What needs to be done | Retype exactly what runs from the first line of the data to the line with "ha='center', va='baseline', fontsize=fs, color=text_color)", keeping both of those lines and skipping pictures.
★ ★ ★ ★
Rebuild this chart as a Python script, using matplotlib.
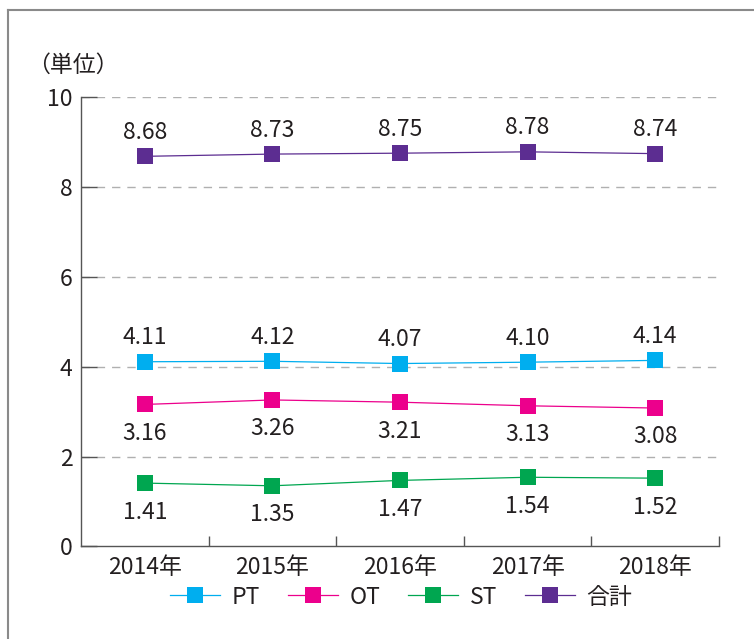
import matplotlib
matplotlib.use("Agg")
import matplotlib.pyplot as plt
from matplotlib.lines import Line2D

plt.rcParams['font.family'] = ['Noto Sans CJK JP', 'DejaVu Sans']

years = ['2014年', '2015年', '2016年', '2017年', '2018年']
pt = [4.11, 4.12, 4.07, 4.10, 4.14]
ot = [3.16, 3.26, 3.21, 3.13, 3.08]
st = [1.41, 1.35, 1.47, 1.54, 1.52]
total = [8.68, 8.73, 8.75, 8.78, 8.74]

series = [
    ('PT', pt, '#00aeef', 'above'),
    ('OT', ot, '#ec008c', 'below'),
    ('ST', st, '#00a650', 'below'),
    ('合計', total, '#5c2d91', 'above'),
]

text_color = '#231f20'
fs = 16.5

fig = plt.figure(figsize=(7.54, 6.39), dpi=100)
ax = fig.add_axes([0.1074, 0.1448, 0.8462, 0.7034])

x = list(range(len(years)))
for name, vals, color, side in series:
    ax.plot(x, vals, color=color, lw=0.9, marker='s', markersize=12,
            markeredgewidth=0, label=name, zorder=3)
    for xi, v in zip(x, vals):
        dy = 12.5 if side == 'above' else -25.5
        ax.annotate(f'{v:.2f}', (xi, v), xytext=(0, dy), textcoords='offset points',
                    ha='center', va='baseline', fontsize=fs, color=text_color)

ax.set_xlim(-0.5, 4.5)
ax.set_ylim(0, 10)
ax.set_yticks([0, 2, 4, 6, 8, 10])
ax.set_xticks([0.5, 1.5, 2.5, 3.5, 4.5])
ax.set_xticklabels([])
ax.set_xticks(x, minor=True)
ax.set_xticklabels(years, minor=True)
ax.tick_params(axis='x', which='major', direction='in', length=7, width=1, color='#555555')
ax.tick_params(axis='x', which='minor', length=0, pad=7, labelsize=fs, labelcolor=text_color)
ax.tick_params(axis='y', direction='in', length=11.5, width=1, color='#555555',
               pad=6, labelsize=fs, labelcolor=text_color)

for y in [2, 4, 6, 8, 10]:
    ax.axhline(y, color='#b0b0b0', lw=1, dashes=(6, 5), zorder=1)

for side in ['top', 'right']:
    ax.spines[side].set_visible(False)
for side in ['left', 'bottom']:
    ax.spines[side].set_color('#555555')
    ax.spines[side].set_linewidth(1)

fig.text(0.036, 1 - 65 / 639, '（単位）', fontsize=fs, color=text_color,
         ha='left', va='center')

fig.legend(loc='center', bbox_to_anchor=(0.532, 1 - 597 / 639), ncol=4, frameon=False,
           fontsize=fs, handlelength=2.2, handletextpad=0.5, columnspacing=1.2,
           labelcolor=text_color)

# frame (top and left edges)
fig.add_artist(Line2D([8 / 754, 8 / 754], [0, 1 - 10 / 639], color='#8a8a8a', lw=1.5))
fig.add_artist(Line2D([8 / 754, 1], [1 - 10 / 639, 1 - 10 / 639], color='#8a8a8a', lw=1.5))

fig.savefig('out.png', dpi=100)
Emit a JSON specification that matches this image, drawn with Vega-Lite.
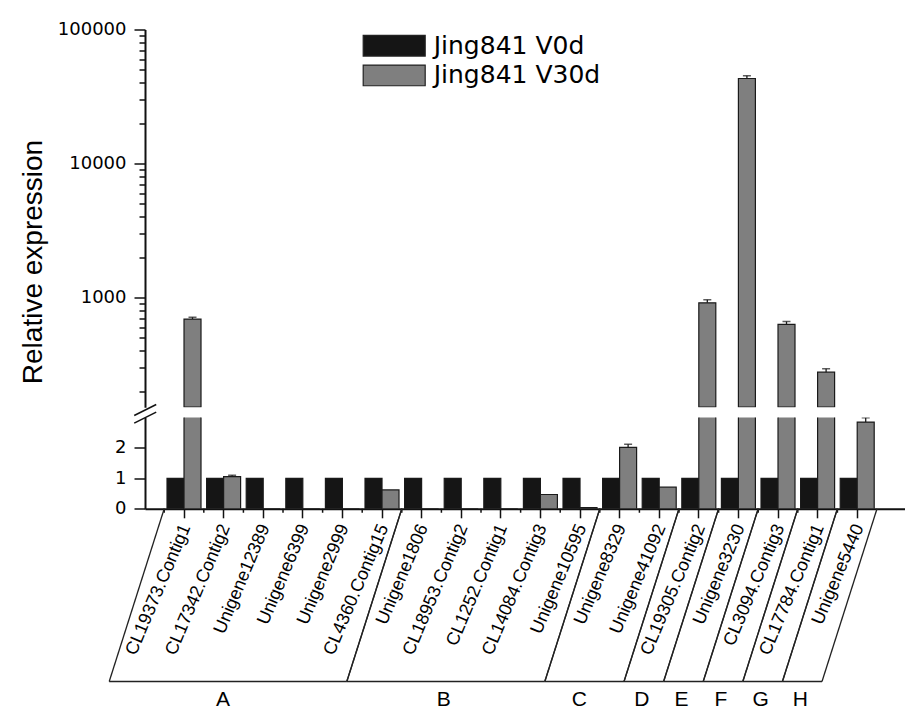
★ ★ ★ ★
Written response |
Rebuild this chart as a Python script, using matplotlib.
import matplotlib
matplotlib.use("Agg")
import matplotlib.pyplot as plt
from matplotlib.lines import Line2D

plt.rcParams['font.family'] = ['Noto Sans CJK JP', 'DejaVu Sans']

years = ['2014年', '2015年', '2016年', '2017年', '2018年']
pt = [4.11, 4.12, 4.07, 4.10, 4.14]
ot = [3.16, 3.26, 3.21, 3.13, 3.08]
st = [1.41, 1.35, 1.47, 1.54, 1.52]
total = [8.68, 8.73, 8.75, 8.78, 8.74]

series = [
    ('PT', pt, '#00aeef', 'above'),
    ('OT', ot, '#ec008c', 'below'),
    ('ST', st, '#00a650', 'below'),
    ('合計', total, '#5c2d91', 'above'),
]

text_color = '#231f20'
fs = 16.5

fig = plt.figure(figsize=(7.54, 6.39), dpi=100)
ax = fig.add_axes([0.1074, 0.1448, 0.8462, 0.7034])

x = list(range(len(years)))
for name, vals, color, side in series:
    ax.plot(x, vals, color=color, lw=0.9, marker='s', markersize=12,
            markeredgewidth=0, label=name, zorder=3)
    for xi, v in zip(x, vals):
        dy = 12.5 if side == 'above' else -25.5
        ax.annotate(f'{v:.2f}', (xi, v), xytext=(0, dy), textcoords='offset points',
                    ha='center', va='baseline', fontsize=fs, color=text_color)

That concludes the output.